Deutsche Bank has embarked on a full-scale panel review that will see it reassess its legal advisers on a global, jurisdictional and product level.

The overhaul, which is being led by UK and Western Europe general counsel Emma Slatter, will focus on cost-savings and risk-sharing as well as value-added extras.

As part of the two-yearly review, the bank is understood to be placing a number of specific conditions in its request for proposals including non-payment for some aborted deals, limits on expenses that can be billed, a total of five secondments to the bank from primary advisers and training for in-house lawyers. The bank is also asking firms to provide details of outsourcing options and diversity programmes.

Deutsche currently uses over 100 firms worldwide, but it is understood that Slatter, who succeeded Simon Dodds as GC earlier this year, is installing a more rigid system in response to the prolonged market turmoil.

The bank introduced a new tendering system last year in an effort to secure more value from its advisers. The so-called 'Click for Legal' programme sees firms bid for specific work, with successful firms approved by the bank's business management team in order to more closely monitor legal spend.

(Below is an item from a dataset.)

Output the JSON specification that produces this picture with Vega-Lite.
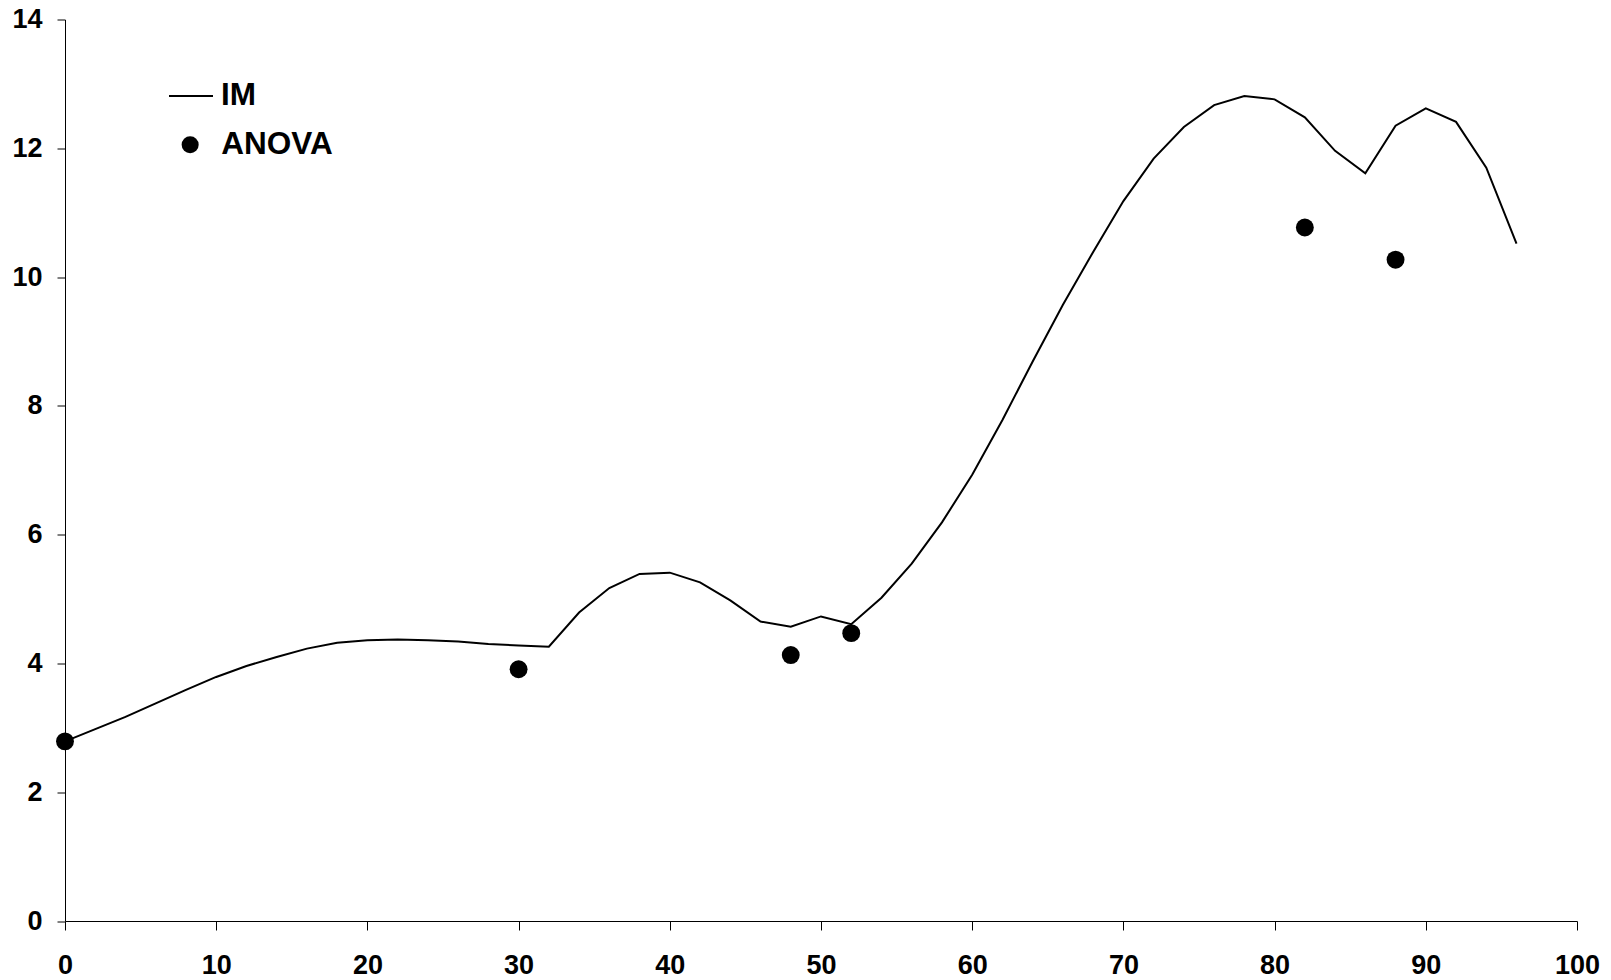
{
  "$schema": "https://vega.github.io/schema/vega-lite/v6.json",
  "width": 1512,
  "height": 901.5,
  "autosize": "none",
  "padding": {"left": 65, "top": 19.5, "right": 34, "bottom": 59},
  "background": "white",
  "config": {
    "view": {"stroke": null},
    "font": "Liberation Sans",
    "axis": {"grid": false, "domainColor": "#000", "tickColor": "#000", "labelColor": "#000", "labelFont": "Liberation Sans", "labelFontWeight": "bold", "labelFontSize": 27, "domainWidth": 1, "tickWidth": 1, "title": null, "format": "d"},
    "legend": {"labelFont": "Liberation Sans", "labelFontWeight": "bold", "labelFontSize": 31.5, "labelColor": "#000", "padding": 0, "title": null}
  },
  "datasets": {
    "im": [
      {"t": 0, "v": 2.79}, {"t": 2, "v": 2.98}, {"t": 4, "v": 3.17}, {"t": 6, "v": 3.38},
      {"t": 8, "v": 3.59}, {"t": 10, "v": 3.79}, {"t": 12, "v": 3.96}, {"t": 14, "v": 4.10},
      {"t": 16, "v": 4.23}, {"t": 18, "v": 4.32}, {"t": 20, "v": 4.36}, {"t": 22, "v": 4.37},
      {"t": 24, "v": 4.36}, {"t": 26, "v": 4.34}, {"t": 28, "v": 4.30}, {"t": 30, "v": 4.28},
      {"t": 32, "v": 4.26}, {"t": 34, "v": 4.79}, {"t": 36, "v": 5.17}, {"t": 38, "v": 5.39},
      {"t": 40, "v": 5.41}, {"t": 42, "v": 5.26}, {"t": 44, "v": 4.98}, {"t": 46, "v": 4.65},
      {"t": 48, "v": 4.57}, {"t": 50, "v": 4.73}, {"t": 52, "v": 4.61}, {"t": 54, "v": 5.02},
      {"t": 56, "v": 5.55}, {"t": 58, "v": 6.19}, {"t": 60, "v": 6.93}, {"t": 62, "v": 7.78},
      {"t": 64, "v": 8.69}, {"t": 66, "v": 9.57}, {"t": 68, "v": 10.39}, {"t": 70, "v": 11.18},
      {"t": 72, "v": 11.84}, {"t": 74, "v": 12.33}, {"t": 76, "v": 12.67}, {"t": 78, "v": 12.81},
      {"t": 80, "v": 12.76}, {"t": 82, "v": 12.48}, {"t": 84, "v": 11.96}, {"t": 86, "v": 11.61},
      {"t": 88, "v": 12.35}, {"t": 90, "v": 12.62}, {"t": 92, "v": 12.41}, {"t": 94, "v": 11.70},
      {"t": 96, "v": 10.52}
    ],
    "anova": [
      {"t": 0, "v": 2.79}, {"t": 30, "v": 3.91}, {"t": 48, "v": 4.13},
      {"t": 52, "v": 4.47}, {"t": 82, "v": 10.77}, {"t": 88, "v": 10.27}
    ]
  },
  "layer": [
    {
      "data": {"name": "im"},
      "mark": {"type": "line", "color": "#000", "strokeWidth": 2},
      "encoding": {
        "x": {"field": "t", "type": "quantitative", "scale": {"domain": [0, 100], "nice": false},
              "axis": {"values": [0, 10, 20, 30, 40, 50, 60, 70, 80, 90, 100], "tickSize": 9, "labelPadding": 22, "labelFlush": false}},
        "y": {"field": "v", "type": "quantitative", "scale": {"domain": [0, 14], "nice": false},
              "axis": {"values": [0, 2, 4, 6, 8, 10, 12, 14], "tickSize": 8, "labelPadding": 15}},
        "stroke": {"datum": "IM", "type": "nominal", "scale": {"domain": ["IM"], "range": ["#000"]},
                   "legend": {"orient": "none", "legendX": 103, "legendY": 53.5, "symbolType": "stroke", "symbolSize": 1936, "symbolStrokeWidth": 2, "symbolStrokeColor": "#000", "labelOffset": 7}}
      }
    },
    {
      "data": {"name": "anova"},
      "mark": {"type": "point", "filled": true, "color": "#000", "opacity": 1, "size": 320},
      "encoding": {
        "x": {"field": "t", "type": "quantitative"},
        "y": {"field": "v", "type": "quantitative"},
        "shape": {"datum": "ANOVA", "type": "nominal", "scale": {"domain": ["ANOVA"], "range": ["circle"]},
                  "legend": {"orient": "none", "legendX": 109.4, "legendY": 109.5, "symbolSize": 290, "symbolFillColor": "#000", "symbolStrokeColor": "#000", "symbolOpacity": 1, "labelOffset": 15.4}}
      }
    }
  ]
}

The new panel roster will not be exclusive, with other law firms used for certain transactions under what is known as a 'fishing licence' agreement, whereby the bank can instruct firms outside the panel for certain transactions.

Deutsche's current adviser line-up includes Allen & Overy, Clifford Chance, Linklaters and White & Case. Other law firms with strong ties to the bank include Latham & Watkins and Hengeler Mueller.